Here the entirety of Complainant’s mark is not incorporated into either of the disputed domain names. Instead, only the elements “liv” (exclusing “on”) and “lab” are included in the disputed domain names. In the Panel’s view, this presents a closer issue; however, on balance, the Panel finds this similarity sufficient for purposes of meeting the threshold of the first element.
The Panel finds that the disputed domain names are confusingly similar to a mark in which Complainant has rights.
The Panel shares the consensus view that a complainant may establish that a respondent has no rights or legitimate interests in respect of a domain name by making a prima facie showing. See WIPO Overview 3.0, section 2.1 (once complainant makes a prima facie case, burden of showing rights or legitimate interests in the domain name shifts to respondent). The Panel finds that the Respondent has rebutted any prima facie showing made by Complainant.
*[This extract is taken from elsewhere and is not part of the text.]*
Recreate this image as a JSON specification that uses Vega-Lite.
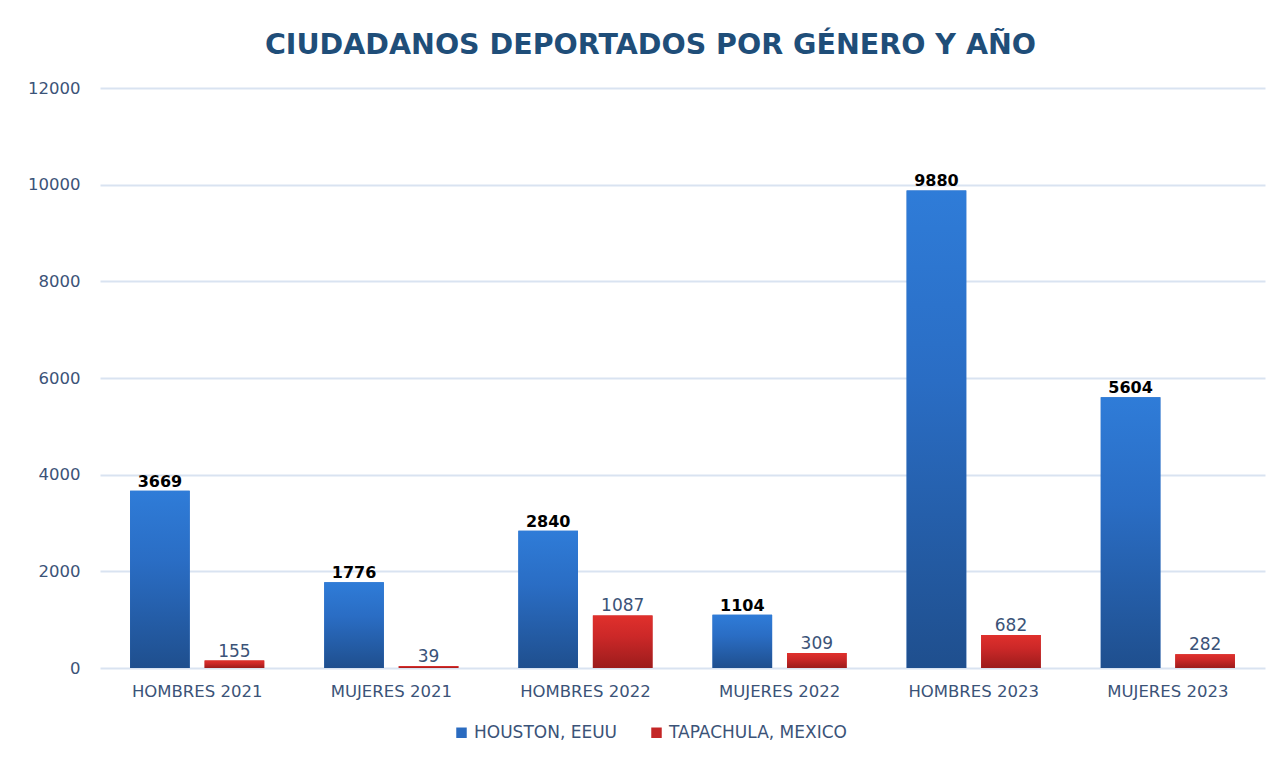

The evidence provided by Respondent establishes that prior to the filing of the Complaint, each of the disputed domain names was being used in connection with a bonafide offering of goods within the meaning of the Policy. Meridian, the beneficial holder of the disputed domain names registered the disputed domain name <livlabs.com> as well as the assumed name “LIV Labs” in December 2017. The evidence provided by Respondent — through the declarations of its witnesses and printouts from the Internet Archive — show that shortly after that time, Meridian used the disputed domain name <livlabs.com> for its website offering its hemp-based products under the LIV brand, resulting in substantial sales. Respondent subsequently registered the second of the two disputed domain names, i.e., <livlabsnow.com>, about six months later. The disputed domain name <livlabsnow.com> was used for the same website.
The Panel finds Respondent’s evidence of business activities and product offerings under the LIV brand prior to notice of this proceeding to be credible evidence that establishes its use of each of the disputed domain names in connection with a bona fide offering of goods in accordance with paragraph 4(c)(i) of the Policy. The Panel further concludes that the evidence reinforces the lack of any indicia of cybersquatting intent. See also WIPO Overview 3.0, section 2.2.
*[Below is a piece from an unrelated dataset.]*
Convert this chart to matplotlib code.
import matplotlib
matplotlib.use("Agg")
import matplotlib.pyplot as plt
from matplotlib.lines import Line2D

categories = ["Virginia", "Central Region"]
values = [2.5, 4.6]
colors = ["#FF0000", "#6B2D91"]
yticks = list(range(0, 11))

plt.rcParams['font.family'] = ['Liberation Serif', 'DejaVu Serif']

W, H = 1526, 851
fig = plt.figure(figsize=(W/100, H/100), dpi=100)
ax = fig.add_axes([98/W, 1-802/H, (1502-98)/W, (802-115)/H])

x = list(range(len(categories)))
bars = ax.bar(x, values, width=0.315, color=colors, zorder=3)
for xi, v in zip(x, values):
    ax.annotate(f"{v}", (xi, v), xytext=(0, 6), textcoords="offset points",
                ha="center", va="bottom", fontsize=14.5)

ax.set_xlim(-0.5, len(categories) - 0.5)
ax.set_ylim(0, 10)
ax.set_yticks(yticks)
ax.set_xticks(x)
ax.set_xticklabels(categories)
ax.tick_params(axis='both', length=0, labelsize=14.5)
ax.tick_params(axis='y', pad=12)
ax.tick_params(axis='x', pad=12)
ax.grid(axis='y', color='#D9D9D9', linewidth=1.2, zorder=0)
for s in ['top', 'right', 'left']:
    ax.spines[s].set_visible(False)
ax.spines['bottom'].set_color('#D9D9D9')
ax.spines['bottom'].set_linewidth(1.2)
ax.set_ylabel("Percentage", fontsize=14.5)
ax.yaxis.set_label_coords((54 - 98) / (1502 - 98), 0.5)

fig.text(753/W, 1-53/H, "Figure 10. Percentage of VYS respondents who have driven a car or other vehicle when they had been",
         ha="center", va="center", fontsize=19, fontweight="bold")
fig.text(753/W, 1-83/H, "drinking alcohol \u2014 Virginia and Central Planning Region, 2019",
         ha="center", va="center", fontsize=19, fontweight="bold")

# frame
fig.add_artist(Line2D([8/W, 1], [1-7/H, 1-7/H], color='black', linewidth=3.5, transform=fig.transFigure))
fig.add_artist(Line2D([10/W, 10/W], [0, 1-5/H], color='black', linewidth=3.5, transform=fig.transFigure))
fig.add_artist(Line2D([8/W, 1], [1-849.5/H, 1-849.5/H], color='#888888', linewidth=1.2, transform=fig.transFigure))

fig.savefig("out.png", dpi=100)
The Panel concludes that Respondent has rebutted Complainant’s prima facie case that it has no rights or legitimate interests in the disputed domain names.
In light of the Panel’s conclusion as to the second element, Complainant cannot prevail. Policy, paragraph 4(a). Therefore, the Panel need not address the third element.
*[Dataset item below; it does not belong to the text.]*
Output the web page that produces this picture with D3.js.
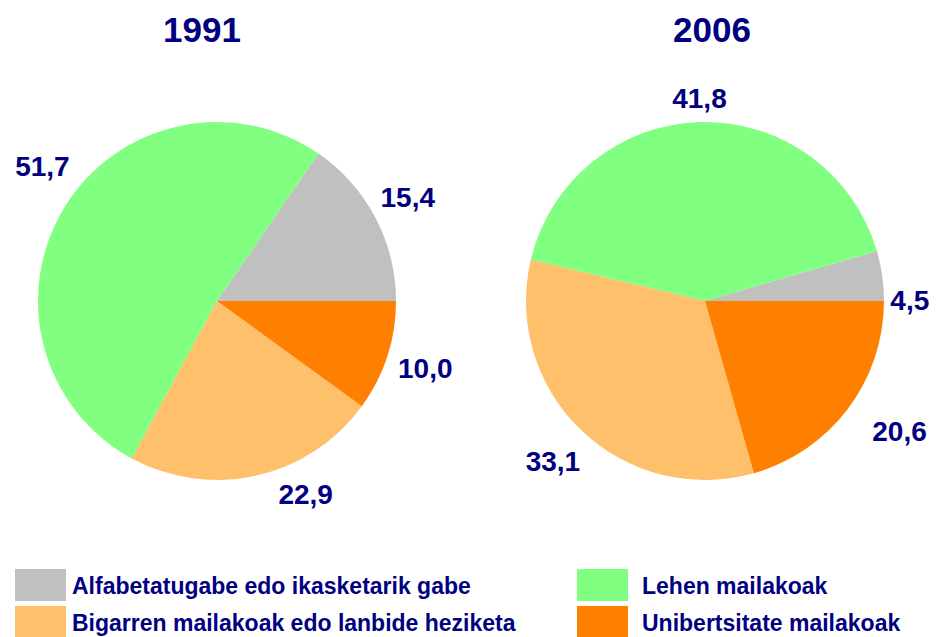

As noted above, Respondent has argued that Complainant has attempted to engage in Reverse Domain Name Hijacking (defined in the Policy, paragraph 1, as “using the Policy in bad faith to attempt to deprive a registered domain-name holder of a domain name”). The Rules, paragraph 15, provide:
“If after considering the submissions the Panel finds that the complaint was brought in bad faith, for example in an attempt at Reverse Domain Name Hijacking or was brought primarily to harass the domain-name holder, the Panel shall declare in its decision that the complaint was brought in bad faith and constitutes an abuse of the administrative proceeding.”
As discussed above, the Panel has concluded that Complainant, who is represented by counsel, failed to establish the required elements. Nonetheless, Complainant established ownership of United States federal trademark registrations containing terms (“liv” and “lab”) used in each of the disputed domain names and presented an argument that each was confusingly similar to its marks. Further, registration of the disputed domain names in the name of an individual, rather than the legal entity that operated the associated website may have likely contributed to a belief that the Respondent had no rights or interests in them.
On this record, the Panel does not conclude that the Complaint was brought in bad faith or brought primarily to harass Respondent and declines to find that Complainant attempted to engage in Reverse Domain Name Hijacking.
For the foregoing reasons, the Complaint is denied.